Charts and diagrams as code:
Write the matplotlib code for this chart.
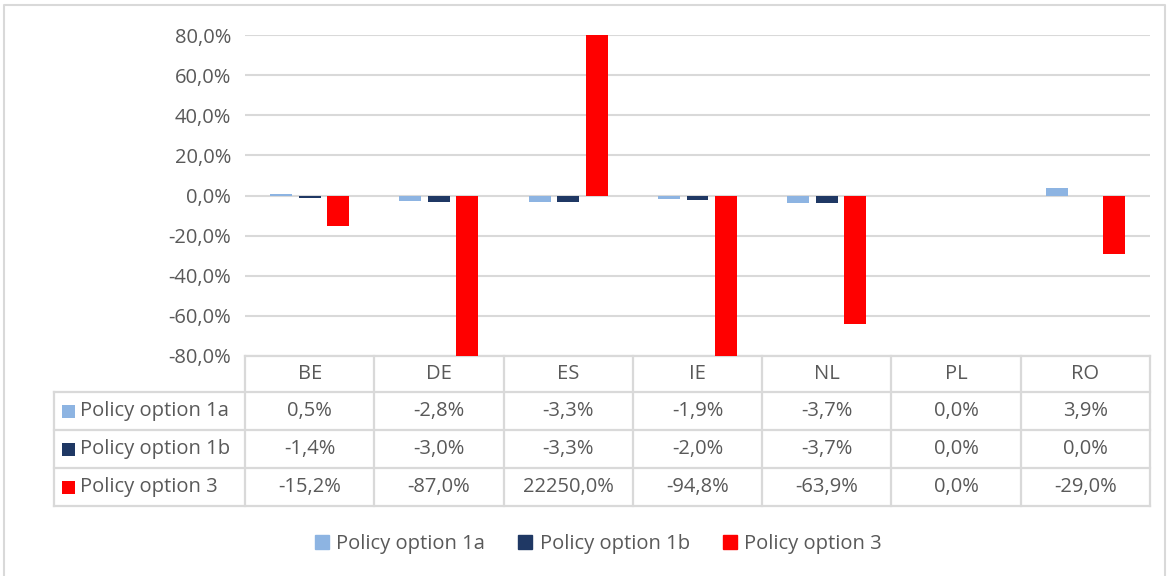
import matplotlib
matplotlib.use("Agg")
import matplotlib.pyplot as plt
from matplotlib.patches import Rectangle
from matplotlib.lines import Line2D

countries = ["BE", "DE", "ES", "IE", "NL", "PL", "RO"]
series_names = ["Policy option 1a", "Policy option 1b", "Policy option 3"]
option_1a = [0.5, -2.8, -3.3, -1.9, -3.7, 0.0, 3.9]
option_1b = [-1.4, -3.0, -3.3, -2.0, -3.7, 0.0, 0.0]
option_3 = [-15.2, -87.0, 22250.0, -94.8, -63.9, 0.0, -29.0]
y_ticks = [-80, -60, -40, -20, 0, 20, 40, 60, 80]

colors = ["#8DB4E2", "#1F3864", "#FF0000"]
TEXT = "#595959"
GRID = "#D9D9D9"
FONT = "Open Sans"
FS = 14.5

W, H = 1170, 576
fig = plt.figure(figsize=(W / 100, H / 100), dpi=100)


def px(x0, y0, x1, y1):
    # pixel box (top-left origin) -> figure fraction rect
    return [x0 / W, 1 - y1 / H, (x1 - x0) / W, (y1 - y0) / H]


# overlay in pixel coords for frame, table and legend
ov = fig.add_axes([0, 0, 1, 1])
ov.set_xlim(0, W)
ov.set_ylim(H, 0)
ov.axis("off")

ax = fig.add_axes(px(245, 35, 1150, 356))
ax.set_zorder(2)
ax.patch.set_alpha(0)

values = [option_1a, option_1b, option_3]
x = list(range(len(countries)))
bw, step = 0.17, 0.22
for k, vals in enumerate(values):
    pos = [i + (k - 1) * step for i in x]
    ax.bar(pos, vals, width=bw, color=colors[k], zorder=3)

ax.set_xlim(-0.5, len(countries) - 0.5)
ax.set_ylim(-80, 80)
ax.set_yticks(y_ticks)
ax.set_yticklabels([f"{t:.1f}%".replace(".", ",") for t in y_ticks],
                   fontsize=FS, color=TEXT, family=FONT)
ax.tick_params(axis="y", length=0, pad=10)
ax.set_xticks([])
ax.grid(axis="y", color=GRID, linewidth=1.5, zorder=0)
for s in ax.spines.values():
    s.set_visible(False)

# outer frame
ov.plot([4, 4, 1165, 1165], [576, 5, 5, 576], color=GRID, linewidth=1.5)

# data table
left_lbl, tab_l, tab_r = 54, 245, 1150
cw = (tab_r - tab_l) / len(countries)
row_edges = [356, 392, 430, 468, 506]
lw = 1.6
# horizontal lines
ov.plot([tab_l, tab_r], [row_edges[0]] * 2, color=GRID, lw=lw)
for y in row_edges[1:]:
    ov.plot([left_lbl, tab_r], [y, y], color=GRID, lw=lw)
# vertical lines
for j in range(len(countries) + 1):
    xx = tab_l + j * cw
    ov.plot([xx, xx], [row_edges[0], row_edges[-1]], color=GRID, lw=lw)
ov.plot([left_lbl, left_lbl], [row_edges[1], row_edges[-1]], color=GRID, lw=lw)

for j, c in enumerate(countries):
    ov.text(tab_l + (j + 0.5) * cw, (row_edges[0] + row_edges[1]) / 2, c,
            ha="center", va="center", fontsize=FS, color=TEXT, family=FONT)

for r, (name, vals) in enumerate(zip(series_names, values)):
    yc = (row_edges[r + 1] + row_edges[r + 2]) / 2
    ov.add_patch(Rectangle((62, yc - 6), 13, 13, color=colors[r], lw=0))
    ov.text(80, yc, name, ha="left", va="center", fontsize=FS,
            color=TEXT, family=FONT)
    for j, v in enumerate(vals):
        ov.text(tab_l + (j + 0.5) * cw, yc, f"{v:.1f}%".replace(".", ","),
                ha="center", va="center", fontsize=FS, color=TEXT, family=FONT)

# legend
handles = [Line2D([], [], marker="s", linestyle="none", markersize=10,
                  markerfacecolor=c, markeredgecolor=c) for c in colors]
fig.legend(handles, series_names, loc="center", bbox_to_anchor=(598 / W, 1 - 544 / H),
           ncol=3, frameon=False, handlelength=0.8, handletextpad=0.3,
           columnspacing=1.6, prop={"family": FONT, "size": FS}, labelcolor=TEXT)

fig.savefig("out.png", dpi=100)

* * *

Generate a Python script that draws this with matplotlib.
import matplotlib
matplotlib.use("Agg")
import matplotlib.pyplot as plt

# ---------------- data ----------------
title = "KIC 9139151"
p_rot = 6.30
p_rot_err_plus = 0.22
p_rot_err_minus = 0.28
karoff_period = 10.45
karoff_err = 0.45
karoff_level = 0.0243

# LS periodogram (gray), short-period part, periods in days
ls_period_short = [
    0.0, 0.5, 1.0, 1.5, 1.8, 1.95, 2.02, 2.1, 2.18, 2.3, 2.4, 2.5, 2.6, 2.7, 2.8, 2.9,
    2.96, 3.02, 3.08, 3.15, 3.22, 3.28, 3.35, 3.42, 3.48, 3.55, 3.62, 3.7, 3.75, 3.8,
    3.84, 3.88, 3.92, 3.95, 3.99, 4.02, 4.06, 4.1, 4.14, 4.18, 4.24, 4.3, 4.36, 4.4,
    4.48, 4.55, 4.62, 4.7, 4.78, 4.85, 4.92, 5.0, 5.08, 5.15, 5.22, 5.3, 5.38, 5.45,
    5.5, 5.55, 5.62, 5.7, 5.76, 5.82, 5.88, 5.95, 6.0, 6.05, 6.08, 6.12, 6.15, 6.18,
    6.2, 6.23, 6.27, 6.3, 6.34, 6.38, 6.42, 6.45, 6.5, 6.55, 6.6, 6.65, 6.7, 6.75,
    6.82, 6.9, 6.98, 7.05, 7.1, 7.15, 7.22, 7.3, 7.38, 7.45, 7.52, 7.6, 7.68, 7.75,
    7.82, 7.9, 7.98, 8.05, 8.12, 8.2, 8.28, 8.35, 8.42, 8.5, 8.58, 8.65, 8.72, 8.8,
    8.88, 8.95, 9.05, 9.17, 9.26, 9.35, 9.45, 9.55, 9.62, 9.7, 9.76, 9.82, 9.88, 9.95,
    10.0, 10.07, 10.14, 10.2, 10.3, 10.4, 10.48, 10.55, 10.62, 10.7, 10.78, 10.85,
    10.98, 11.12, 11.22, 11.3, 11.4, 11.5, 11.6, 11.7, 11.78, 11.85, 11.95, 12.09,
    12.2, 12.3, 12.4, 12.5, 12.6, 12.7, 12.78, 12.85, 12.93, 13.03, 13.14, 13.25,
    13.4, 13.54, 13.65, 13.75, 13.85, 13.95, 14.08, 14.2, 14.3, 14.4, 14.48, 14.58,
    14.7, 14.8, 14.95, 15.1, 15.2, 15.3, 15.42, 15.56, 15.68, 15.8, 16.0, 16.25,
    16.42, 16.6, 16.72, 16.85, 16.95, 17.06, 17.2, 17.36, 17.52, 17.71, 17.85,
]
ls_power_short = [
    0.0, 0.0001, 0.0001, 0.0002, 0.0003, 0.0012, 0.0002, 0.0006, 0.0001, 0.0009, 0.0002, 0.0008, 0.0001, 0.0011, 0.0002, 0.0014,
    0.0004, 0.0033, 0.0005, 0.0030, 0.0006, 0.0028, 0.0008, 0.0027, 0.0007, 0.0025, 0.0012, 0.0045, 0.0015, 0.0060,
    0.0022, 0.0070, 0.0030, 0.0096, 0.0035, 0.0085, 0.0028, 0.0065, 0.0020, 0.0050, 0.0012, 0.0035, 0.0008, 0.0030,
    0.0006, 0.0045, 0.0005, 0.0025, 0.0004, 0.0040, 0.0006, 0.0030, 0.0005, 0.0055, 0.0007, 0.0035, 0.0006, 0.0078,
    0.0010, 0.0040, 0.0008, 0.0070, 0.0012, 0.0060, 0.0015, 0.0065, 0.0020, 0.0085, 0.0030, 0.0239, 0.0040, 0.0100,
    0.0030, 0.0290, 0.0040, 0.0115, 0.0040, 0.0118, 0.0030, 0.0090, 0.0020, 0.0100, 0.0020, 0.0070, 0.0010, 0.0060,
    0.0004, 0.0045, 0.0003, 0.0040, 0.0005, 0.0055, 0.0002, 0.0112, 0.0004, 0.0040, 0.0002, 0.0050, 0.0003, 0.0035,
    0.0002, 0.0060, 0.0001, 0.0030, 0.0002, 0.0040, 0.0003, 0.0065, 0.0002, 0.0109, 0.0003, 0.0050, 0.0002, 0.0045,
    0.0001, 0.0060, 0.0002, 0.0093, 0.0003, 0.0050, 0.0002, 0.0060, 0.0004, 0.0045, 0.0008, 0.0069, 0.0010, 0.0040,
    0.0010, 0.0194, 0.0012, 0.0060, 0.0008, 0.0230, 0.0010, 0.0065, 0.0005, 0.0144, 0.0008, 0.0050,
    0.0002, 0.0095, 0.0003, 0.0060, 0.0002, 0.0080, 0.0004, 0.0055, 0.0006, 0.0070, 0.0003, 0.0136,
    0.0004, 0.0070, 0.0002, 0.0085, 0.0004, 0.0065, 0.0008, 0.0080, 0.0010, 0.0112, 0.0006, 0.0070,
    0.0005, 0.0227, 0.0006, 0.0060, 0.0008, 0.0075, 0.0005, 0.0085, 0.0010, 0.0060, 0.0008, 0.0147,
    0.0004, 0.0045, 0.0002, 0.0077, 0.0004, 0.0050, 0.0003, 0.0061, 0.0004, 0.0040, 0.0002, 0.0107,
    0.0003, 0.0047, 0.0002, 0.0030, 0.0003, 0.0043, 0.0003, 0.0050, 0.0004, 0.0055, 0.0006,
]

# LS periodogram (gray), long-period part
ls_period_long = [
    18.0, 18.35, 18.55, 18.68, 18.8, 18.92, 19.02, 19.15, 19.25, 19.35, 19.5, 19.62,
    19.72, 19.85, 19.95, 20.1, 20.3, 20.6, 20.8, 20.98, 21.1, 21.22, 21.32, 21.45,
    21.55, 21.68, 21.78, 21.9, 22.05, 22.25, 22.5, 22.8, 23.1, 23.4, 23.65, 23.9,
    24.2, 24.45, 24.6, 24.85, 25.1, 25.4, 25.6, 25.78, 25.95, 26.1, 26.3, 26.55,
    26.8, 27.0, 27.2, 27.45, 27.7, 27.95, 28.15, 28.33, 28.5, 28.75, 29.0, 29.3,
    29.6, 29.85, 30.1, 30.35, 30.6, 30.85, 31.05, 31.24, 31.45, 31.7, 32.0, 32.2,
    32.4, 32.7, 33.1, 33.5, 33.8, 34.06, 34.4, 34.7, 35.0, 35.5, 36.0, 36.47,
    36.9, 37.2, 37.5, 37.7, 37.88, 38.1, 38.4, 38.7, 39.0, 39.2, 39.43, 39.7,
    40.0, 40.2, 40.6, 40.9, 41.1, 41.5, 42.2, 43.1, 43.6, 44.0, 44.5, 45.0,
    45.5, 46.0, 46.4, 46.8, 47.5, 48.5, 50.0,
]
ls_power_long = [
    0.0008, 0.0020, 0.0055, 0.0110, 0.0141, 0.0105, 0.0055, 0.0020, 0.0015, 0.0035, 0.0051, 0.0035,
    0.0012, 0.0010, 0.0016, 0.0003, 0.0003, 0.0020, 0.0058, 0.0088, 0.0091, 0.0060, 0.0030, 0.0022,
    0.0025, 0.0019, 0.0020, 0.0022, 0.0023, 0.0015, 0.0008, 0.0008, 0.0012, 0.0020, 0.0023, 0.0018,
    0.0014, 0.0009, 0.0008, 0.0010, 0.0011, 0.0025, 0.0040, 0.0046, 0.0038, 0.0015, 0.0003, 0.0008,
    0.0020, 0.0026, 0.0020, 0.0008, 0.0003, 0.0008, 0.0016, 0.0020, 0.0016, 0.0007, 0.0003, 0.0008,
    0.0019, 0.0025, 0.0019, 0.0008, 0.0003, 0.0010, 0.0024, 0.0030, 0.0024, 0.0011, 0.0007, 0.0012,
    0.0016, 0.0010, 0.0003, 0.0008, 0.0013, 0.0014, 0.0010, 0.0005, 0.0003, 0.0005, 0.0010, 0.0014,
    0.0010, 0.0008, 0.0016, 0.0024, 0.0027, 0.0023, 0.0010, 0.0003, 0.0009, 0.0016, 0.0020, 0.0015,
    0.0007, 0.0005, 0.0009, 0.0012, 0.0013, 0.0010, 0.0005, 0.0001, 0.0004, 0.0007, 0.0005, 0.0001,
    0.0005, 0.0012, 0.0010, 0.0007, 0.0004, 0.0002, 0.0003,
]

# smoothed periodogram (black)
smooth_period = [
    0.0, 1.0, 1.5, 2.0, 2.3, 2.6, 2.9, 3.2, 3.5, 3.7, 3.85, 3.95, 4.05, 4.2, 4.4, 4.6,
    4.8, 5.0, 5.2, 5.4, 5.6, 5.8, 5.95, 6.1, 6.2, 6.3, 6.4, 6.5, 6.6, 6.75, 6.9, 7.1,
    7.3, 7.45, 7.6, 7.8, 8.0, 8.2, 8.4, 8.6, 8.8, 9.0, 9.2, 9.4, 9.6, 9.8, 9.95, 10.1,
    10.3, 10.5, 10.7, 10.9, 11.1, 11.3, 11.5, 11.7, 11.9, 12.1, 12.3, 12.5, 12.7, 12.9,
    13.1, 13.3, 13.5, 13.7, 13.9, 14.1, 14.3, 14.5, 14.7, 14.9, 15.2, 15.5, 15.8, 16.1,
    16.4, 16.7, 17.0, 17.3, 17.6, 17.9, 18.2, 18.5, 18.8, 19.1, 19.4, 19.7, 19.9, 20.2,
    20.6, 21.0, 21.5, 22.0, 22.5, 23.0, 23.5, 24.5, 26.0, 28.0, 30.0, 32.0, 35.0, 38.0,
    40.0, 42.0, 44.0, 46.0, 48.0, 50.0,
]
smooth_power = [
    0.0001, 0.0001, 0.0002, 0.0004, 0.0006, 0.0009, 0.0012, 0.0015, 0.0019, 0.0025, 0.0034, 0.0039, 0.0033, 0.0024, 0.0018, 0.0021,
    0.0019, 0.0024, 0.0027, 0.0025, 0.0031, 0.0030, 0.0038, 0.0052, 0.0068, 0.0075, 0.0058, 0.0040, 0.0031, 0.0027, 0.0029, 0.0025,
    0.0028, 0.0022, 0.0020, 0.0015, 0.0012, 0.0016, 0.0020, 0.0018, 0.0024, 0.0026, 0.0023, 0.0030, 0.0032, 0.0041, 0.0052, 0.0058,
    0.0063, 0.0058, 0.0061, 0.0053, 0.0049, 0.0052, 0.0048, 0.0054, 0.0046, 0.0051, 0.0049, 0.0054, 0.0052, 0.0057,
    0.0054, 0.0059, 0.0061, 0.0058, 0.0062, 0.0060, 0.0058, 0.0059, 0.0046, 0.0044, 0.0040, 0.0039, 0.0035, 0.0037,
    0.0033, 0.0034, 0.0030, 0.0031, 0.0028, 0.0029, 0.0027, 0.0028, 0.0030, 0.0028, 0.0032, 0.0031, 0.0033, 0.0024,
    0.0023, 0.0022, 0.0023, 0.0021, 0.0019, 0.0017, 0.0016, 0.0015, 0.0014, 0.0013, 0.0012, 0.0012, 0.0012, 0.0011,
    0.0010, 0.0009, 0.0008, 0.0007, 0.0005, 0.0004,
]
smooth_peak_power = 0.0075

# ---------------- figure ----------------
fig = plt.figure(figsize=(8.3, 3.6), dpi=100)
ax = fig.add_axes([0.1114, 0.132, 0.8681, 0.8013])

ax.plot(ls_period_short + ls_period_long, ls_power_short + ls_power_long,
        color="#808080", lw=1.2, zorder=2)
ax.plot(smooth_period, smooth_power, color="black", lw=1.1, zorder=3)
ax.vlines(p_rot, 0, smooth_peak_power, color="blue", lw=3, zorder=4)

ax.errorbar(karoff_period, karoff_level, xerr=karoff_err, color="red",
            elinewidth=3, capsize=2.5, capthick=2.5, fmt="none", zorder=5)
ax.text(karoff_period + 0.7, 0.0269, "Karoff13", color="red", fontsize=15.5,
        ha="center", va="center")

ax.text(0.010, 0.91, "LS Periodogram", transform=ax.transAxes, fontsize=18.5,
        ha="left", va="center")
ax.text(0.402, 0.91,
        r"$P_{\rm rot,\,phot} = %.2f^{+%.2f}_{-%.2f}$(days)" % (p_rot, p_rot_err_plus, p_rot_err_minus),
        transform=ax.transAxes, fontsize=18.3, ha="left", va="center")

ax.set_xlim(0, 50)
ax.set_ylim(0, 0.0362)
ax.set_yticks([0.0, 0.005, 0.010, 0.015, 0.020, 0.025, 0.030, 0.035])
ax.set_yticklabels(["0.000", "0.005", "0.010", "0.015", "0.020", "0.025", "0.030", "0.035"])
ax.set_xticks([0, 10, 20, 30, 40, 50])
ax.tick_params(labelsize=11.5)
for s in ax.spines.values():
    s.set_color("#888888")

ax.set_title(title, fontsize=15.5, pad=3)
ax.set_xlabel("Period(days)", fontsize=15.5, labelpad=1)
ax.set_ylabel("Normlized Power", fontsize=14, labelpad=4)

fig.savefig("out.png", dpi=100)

--- What this task involves ---
In the listing above, locate the line containing "Generate a Python" and the line containing "karoff_level = 0.0243". Extract those two lines and every line between them, exactly as written, and only those.

--- The reply ---
Generate a Python script that draws this with matplotlib.
import matplotlib
matplotlib.use("Agg")
import matplotlib.pyplot as plt

# ---------------- data ----------------
title = "KIC 9139151"
p_rot = 6.30
p_rot_err_plus = 0.22
p_rot_err_minus = 0.28
karoff_period = 10.45
karoff_err = 0.45
karoff_level = 0.0243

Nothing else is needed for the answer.